Dedans, les traits, creusés au silex, se superposent, et il faut la sagacité et l’expertise de Philippe Galant, chargé du patrimoine souterrain au service régional archéologique de l’État, pour distinguer ici un mammouth, là les pattes d’un équidé, là encore un renne. Il s’agit de « figures d’animaux contemporains, ils représentaient ce qu’ils voyaient, et souvent des animaux pas chassés ni consommés », explique l’expert, qui travaille sur la grotte Chabot depuis plus de 35 ans.
Si, comme il le dit, « nous arrivons 25 000 ans après, la nature a fait son travail », les dessins gravés sont dans un état de conservation exceptionnel, et ce grâce au sable. « Une fois abandonnée par les hommes préhistoriques, la grotte s’est remplie de sable, et les gravures ont été naturellement conservées », poursuit Philippe Galant. Il faudra attendre le XIXe siècle pour que le sable soit sorti de la grotte pour en faire une bergerie, et que Léopold Chiron ne découvre sa particularité.
Une grotte qui devait servir d’habitat temporaire, car l’expert l’affirme, les hommes préhistoriques n’habitaient pas d’une manière pérenne dans les cavités, mais dans laquelle ces homo sapiens sapiens, en d’autres termes nos proches ancêtres, ont pris beaucoup de soin à orner les parois. « Il s’agit d’un calcaire très dur, chaque tracé, avec des incises en V de plusieurs millimètres de profondeur, a nécessité plusieurs dizaines d’heures de travail au silex », note Philippe Galant.
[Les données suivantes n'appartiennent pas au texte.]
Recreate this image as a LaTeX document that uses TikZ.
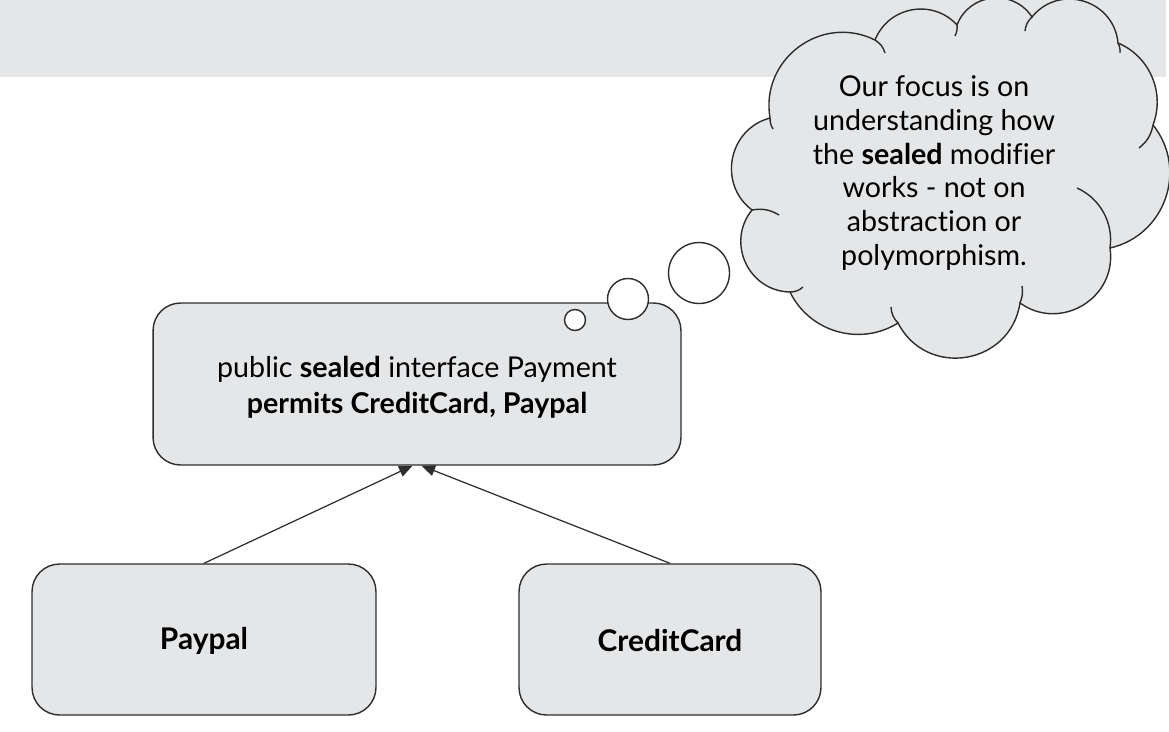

Compte tenu de la multitude de tracés mis au jour dans la grotte, cette dernière a abrité plusieurs milliers d’heures de travail au bas mot.
« Un sanctuaire de la vie humaine »
Pour quoi faire ? « Les interprétations sont très variées », reconnait l’expert. De nos jours, la théorie la plus en vogue est celle du totémisme, à savoir la représentation animale comme totem. Philippe Galant y voit pour sa part « un sanctuaire de la vie humaine. » La partie ornée s’arrête à la lumière du jour, et se répartit sur les deux côtés et la voute. Elle est très chargée, car « pendant des milliers d’années, les gens ont gravé leurs oeuvres sur celles des autres, il y a une superposition des représentations pendant un temps qu’on ne mesure pas », indique Philippe Galant. Les gravures fraîches, qui ressortaient en blanc sur la paroi, prenaient ainsi le dessus sur les plus anciennes.
Aujourd’hui, tout se mélange mais avec l’aide de Philippe Galant, on arrive à distinguer des mammouths, leur silhouette, leur corne et même leur pelage. « 80 % des figures de la grotte sont des mammouths », glisse l’expert. Il faut dire qu’à l’époque, l’Ardèche comme le Gard sont dans un climat glaciaire. Les hivers sont très rigoureux, et les étés brefs. La végétation, qui pouvait faire penser à de la toundra par endroits, abrite une faune adaptée au climat, comme les mammouths ou les rennes, qu’on retrouve sur les parois.
Impossibles donc à retranscrire en photos, ces oeuvres préhistoriques nous donnent une belle leçon : nos lointains ancêtres n’étaient pas des sauvages. « Ils vivaient en groupes, organisés avec une hiérarchie basée sur le savoir des anciens, des rites et des pratiques initiatiques », ajoute Philippe Galant. Plus de 25 siècles après leur passage, seules subsistent ces traces, que les autorités s’efforcent à préserver. Du reste, des capteurs sont disposés dans la grotte, pour effectuer un suivi bioclimatique serré. Il faut bien ça pour que ce patrimoine multimillénaire se transmette encore pour 25 000 ans.